THIS past Valentine’s Day many New Yorkers were rushing home from work, stopping at the deli to buy flowers, heading out to a romantic dinner with a loved one. But in the Jackson Heights section of Queens, the Bangladeshi community was concerned with another thing entirely.
At a busy pedestrian mall, near the intersection of Broadway and Roosevelt avenues, about 40 people were crowded together, chanting angrily in unison. They wore headbands and carried signs written in Bengali. After a while each member of the group lit a candle and laid their posters down on the street. Framed by candles, the tableau resembled an altar. One poster showed men’s faces on a red background framed with rope, a noose. The crowd continued to chant.

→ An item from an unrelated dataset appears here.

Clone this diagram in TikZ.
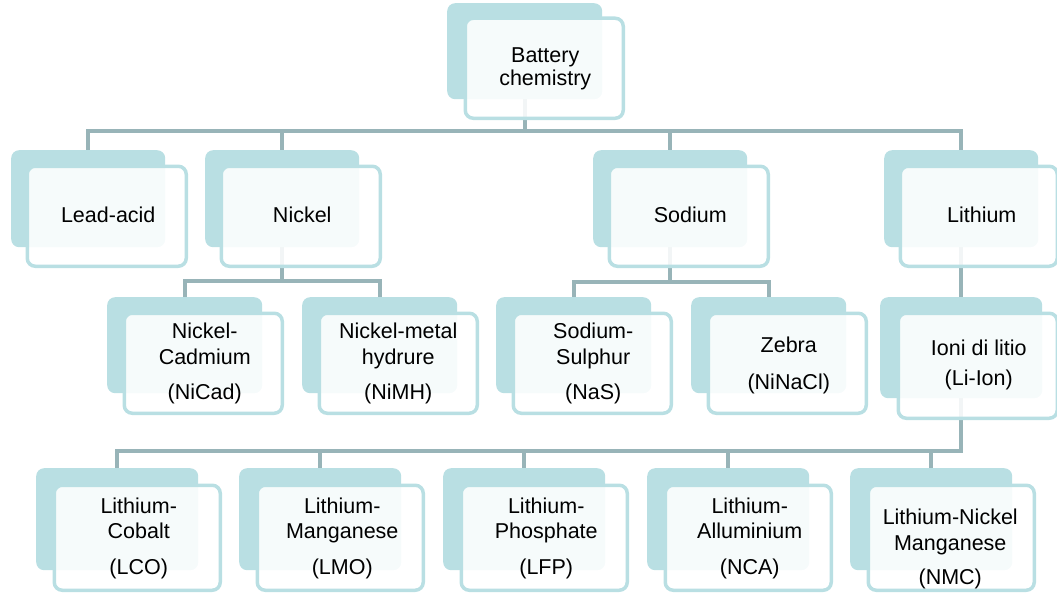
\documentclass[tikz,border=0pt]{standalone}
\usepackage{fontspec}
\setmainfont{Liberation Sans}
\usetikzlibrary{backgrounds}
\definecolor{bk}{RGB}{185,223,227}
\definecolor{cn}{RGB}{152,180,184}
\newcommand\lbfont{\fontsize{21.5}{25}\selectfont}
% name, back x, back y, back w, back h, front x, front y, front w, front h (front = border centre line)
\newcommand\cell[9]{%
  \node[backbox, minimum width=#4pt, minimum height=#5pt] (#1-b) at (#2,#3) {};
  \node[frontbox, minimum width=#8pt, minimum height=#9pt] (#1) at (#6,#7) {};
}
\tikzset{
  backbox/.style={rectangle, rounded corners=8pt, fill=bk, draw=none, inner sep=0pt, anchor=north west},
  frontbox/.style={rectangle, rounded corners=8pt, fill=white, fill opacity=0.88, draw=bk, line width=3.5pt, inner sep=0pt, anchor=north west},
  lbl/.style={font=\lbfont, align=center, inner sep=0pt, text=black},
  conn/.style={draw=cn, line width=4pt, line cap=rect}
}
\begin{document}
\begin{tikzpicture}[x=1pt,y=-1pt]
\useasboundingbox (0,0) rectangle (1057,594);
\coordinate (bus1) at (0,131);
\coordinate (bus2n) at (0,281);
\coordinate (bus2s) at (0,282);
\coordinate (bus3) at (0,451);
% level 0
\cell{bat}{447}{3}{155}{96}{463.5}{16.5}{158}{100}
% level 1
\cell{lead}{11}{150}{154}{97}{25.5}{164.5}{159}{100}
\cell{nick}{205}{150}{154}{97}{219.5}{164.5}{159}{100}
\cell{sod}{593}{150}{154}{97}{607.5}{164.5}{159}{100}
\cell{lith}{884}{150}{154}{97}{898.5}{164.5}{157}{100}
% level 2
\cell{nicad}{107}{297}{155}{96}{122.5}{311.5}{158}{100}
\cell{nimh}{302}{297}{155}{96}{317.5}{311.5}{158}{100}
\cell{nas}{496}{297}{155}{96}{511.5}{311.5}{158}{100}
\cell{zeb}{691}{297}{155}{96}{706.5}{311.5}{158}{100}
\cell{ion}{880}{297}{162}{101}{896.5}{311.5}{159}{105}
% level 3
\cell{lco}{36}{468}{162}{102}{52.5}{483.5}{166}{105}
\cell{lmo}{239}{468}{162}{102}{255.5}{483.5}{166}{105}
\cell{lfp}{443}{468}{162}{102}{459.5}{483.5}{166}{105}
\cell{nca}{647}{468}{162}{102}{663.5}{483.5}{166}{105}
\cell{nmc}{850}{468}{162}{102}{866.5}{483.5}{166}{105}
% texts
\node[lbl] (t-bat) at ([xshift=1pt,yshift=-1pt]bat.center) {Battery\\[-2pt]chemistry};
\node[lbl] (t-lead) at ([xshift=1.5pt,yshift=1pt]lead.center) {Lead-acid};
\node[lbl] (t-nick) at ([xshift=1.5pt,yshift=1pt]nick.center) {Nickel};
\node[lbl] (t-sod) at ([xshift=1.5pt,yshift=1pt]sod.center) {Sodium};
\node[lbl] (t-lith) at ([xshift=3pt,yshift=1pt]lith.center) {Lithium};
\node[lbl] (t-nicad) at ([xshift=1.5pt]nicad.center) {Nickel-\\[1pt]Cadmium\\[10pt](NiCad)};
\node[lbl] (t-nimh) at ([xshift=0pt]nimh.center) {Nickel-metal\\[1pt]hydrure\\[10pt](NiMH)};
\node[lbl] (t-nas) at ([xshift=1pt]nas.center) {Sodium-\\[1pt]Sulphur\\[10pt](NaS)};
\node[lbl] (t-zeb) at ([xshift=1.5pt,yshift=-2pt]zeb.center) {Zebra\\[12pt](NiNaCl)};
\node[lbl] (t-ion) at ([xshift=1pt,yshift=1pt]ion.center) {Ioni di litio\\[5pt](Li-Ion)};
\node[lbl] (t-lco) at ([xshift=1.5pt,yshift=-1pt]lco.center) {Lithium-\\Cobalt\\[11pt](LCO)};
\node[lbl] (t-lmo) at ([xshift=2pt,yshift=-1pt]lmo.center) {Lithium-\\Manganese\\[11pt](LMO)};
\node[lbl] (t-lfp) at ([xshift=2pt,yshift=-1pt]lfp.center) {Lithium-\\Phosphate\\[11pt](LFP)};
\node[lbl] (t-nca) at ([xshift=1.5pt,yshift=-1pt]nca.center) {Lithium-\\Alluminium\\[11pt](NCA)};
\node[lbl] (t-nmc) at ([xshift=-1pt,yshift=-11pt]nmc.center) {Lithium-Nickel\\[1pt]Manganese\\[9pt](NMC)};
% connectors beneath the boxes
\begin{pgfonlayer}{background}
  % root to level 1
  \draw[conn] (bat-b.south) -- (bat-b.south |- bus1);
  \draw[conn] (lead-b.north |- bus1) -- (lith-b.north |- bus1);
  \foreach \n in {lead,nick,sod,lith}
    \draw[conn] (\n-b.north |- bus1) -- (\n-b.north);
  % nickel
  \draw[conn] (nick-b.south) -- (nick-b.south |- bus2n);
  \draw[conn] (nicad-b.north |- bus2n) -- (nimh-b.north |- bus2n);
  \foreach \n in {nicad,nimh}
    \draw[conn] (\n-b.north |- bus2n) -- (\n-b.north);
  % sodium
  \draw[conn] (sod-b.south) -- (sod-b.south |- bus2s);
  \draw[conn] (nas-b.north |- bus2s) -- (zeb-b.north |- bus2s);
  \foreach \n in {nas,zeb}
    \draw[conn] (\n-b.north |- bus2s) -- (\n-b.north);
  % lithium
  \draw[conn] (lith-b.south) -- (ion-b.north);
  \draw[conn] (ion-b.south) -- (ion-b.south |- bus3);
  \draw[conn] (lco-b.north |- bus3) -- (ion-b.south |- bus3);
  \foreach \n in {lco,lmo,lfp,nca,nmc}
    \draw[conn] (\n-b.north |- bus3) -- (\n-b.north);
\end{pgfonlayer}
\end{tikzpicture}
\end{document}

“We are demonstrating against war criminals of Bangladesh,” says Mumu Ansari, a small woman with intense eyes, who pulls away from the group to talk to me about the protest. “We want capital punishment!”

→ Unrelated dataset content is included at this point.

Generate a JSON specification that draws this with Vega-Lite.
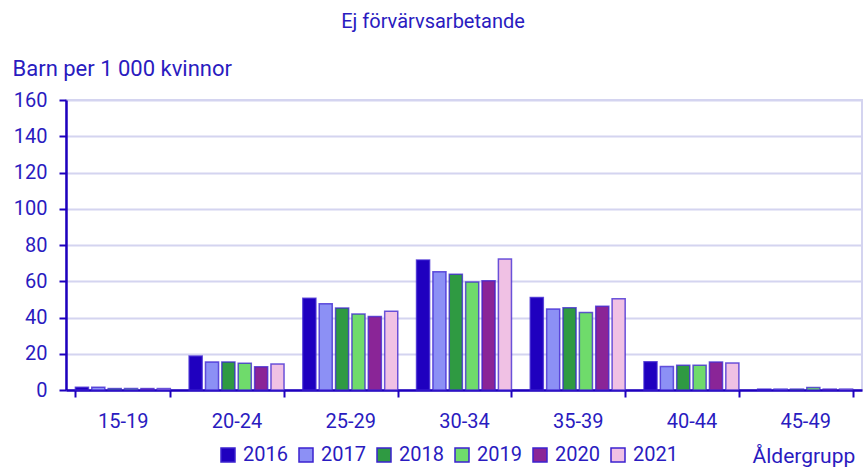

According to Reuters, on February 5 a Bangladeshi war crimes tribunal sentenced Abdul Quader Mollah, 64, a senior leader of the country’s biggest Islamist party, Jamaat-e-Islami, to life in prison. Mollah was found guilty of charges including murder, rape, torture and arson during Bangladesh’s war for independence from Pakistan in 1971. During the conflict about 3 million lives were lost and thousands of women were raped. For the protesters in Jackson Heights, Mollah and his party symbolize all of this violence and trauma.
“They are rapists—they murdered our Bangladeshi people—thousands of mothers and sisters, and now the court gave them life imprisonment. We don’t want that,” continued Ansari. The protest in Jackson Heights was in solidarity with other massive protests, also demanding the death of Mollah and other accused war criminals, around Bangladesh.

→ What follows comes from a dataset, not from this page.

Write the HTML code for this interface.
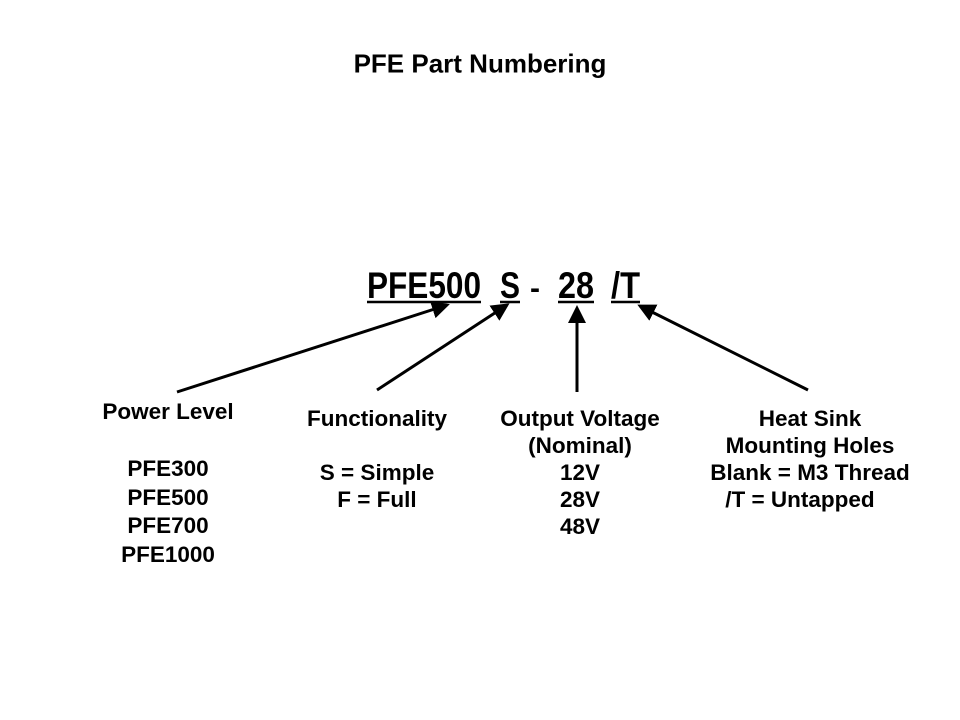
<!DOCTYPE html>
<html><head><style>
body{margin:0;background:#fff;}
.w{position:relative;width:960px;height:720px;overflow:hidden;font-family:"Liberation Sans",Arial,sans-serif;font-weight:bold;color:#000;}
.t{position:absolute;white-space:nowrap;transform:translate(-50%,-50%);}
.l{font-size:22.5px;text-align:center;line-height:27px;position:absolute;transform:translateX(-50%);white-space:nowrap;}
</style></head><body><div class="w">
<div class="t" style="left:480px;top:64px;font-size:26px;">PFE Part Numbering</div>
<svg width="960" height="720" style="position:absolute;left:0;top:0">
<g font-family="Liberation Sans,Arial,sans-serif" font-weight="bold" font-size="37">
<text x="367" y="298" textLength="114" lengthAdjust="spacingAndGlyphs">PFE500</text>
<text x="500" y="298" textLength="20" lengthAdjust="spacingAndGlyphs">S</text>
<text x="530" y="298" font-size="30">-</text>
<text x="558" y="298" textLength="36" lengthAdjust="spacingAndGlyphs">28</text>
<text x="611" y="298" textLength="29" lengthAdjust="spacingAndGlyphs">/T</text>
</g>
<g stroke="#000" stroke-width="2.5">
<line x1="367" y1="302" x2="481" y2="302"/>
<line x1="500" y1="302" x2="520" y2="302"/>
<line x1="558" y1="302" x2="594" y2="302"/>
<line x1="611" y1="302" x2="640" y2="302"/>
</g>
<defs><marker id="a" markerWidth="6" markerHeight="6" refX="5" refY="3" orient="auto" markerUnits="strokeWidth"><path d="M0,0 L6,3 L0,6 z" fill="#000"/></marker></defs>
<g stroke="#000" stroke-width="3" marker-end="url(#a)">
<line x1="177" y1="392" x2="447" y2="305"/>
<line x1="377" y1="390" x2="507" y2="305"/>
<line x1="577" y1="392" x2="577" y2="308"/>
<line x1="808" y1="390" x2="640" y2="306"/>
</g>
</svg>
<div class="l" style="left:168px;top:398px;line-height:28.5px;">Power Level<br><br>PFE300<br>PFE500<br>PFE700<br>PFE1000</div>
<div class="l" style="left:377px;top:405px;">Functionality<br><br>S = Simple<br>F = Full</div>
<div class="l" style="left:580px;top:405px;">Output Voltage<br>(Nominal)<br>12V<br>28V<br>48V</div>
<div class="l" style="left:810px;top:405px;">Heat Sink<br>Mounting Holes<br>Blank = M3 Thread<br><span style="position:relative;left:-10px">/T = Untapped</span></div>
</div></body></html>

Bangladesh became part of Pakistan at the end of British rule in 1947, but in 1971, after a nine-month war between Bangladeshi nationalists, who were backed by India, and Pakistani forces, it became independent. Some factions in Bangladesh opposed the break with Pakistan, and numerous abuses were committed.
Jamaat-e-Islami was accused of opposing the campaign for independence from Pakistan and helping the Pakistani army during the war. According to Reuters, Jamaat denies this. The party is still active and powerful in Bangladesh and has dismissed the tribunal as motivated by its political rivals. It has called for general strikes and protests of its own in the capital city Dhaka and around the country.
The tribunal delivered its first verdict in January, sentencing a former member of Jamaat-e-Islami and popular Islamic preacher, to death. A precedent therefore exists for capital punishment in these cases. It is unclear why Mollah was given a lesser punishment.
Capital punishment is frowned upon, if not banned, in much of the developed world; a nation can’t join the European Union if it has the death penalty. War criminals tried at the International Criminal Court in The Hague, including Charles Taylor of Liberia and Slobodan Milosevic of the former Yugoslavia, are not put to death.
Why isn’t life in prison sufficient in Bangladesh? Bulbul Hasham, another vocal protester in Jackson Heights, explains: “If the regime changes, if the government changes, there is always a fear in third-world countries that they can be freed and they can do the same killings and tortures again.” Hasham says that if there were laws and regulations in Bangladesh like there are in developed countries, as in the United States, he would be satisfied with life in prison. But, in Jackson Heights at least, Bangladeshis seem to have little faith in the government or legal system of their homeland. Many believe that they will be safe only if these war criminals are removed from the face of the earth. “We are Bangladeshis,” Ansari insists, “and as Bangladeshis, we want war criminals to hang.”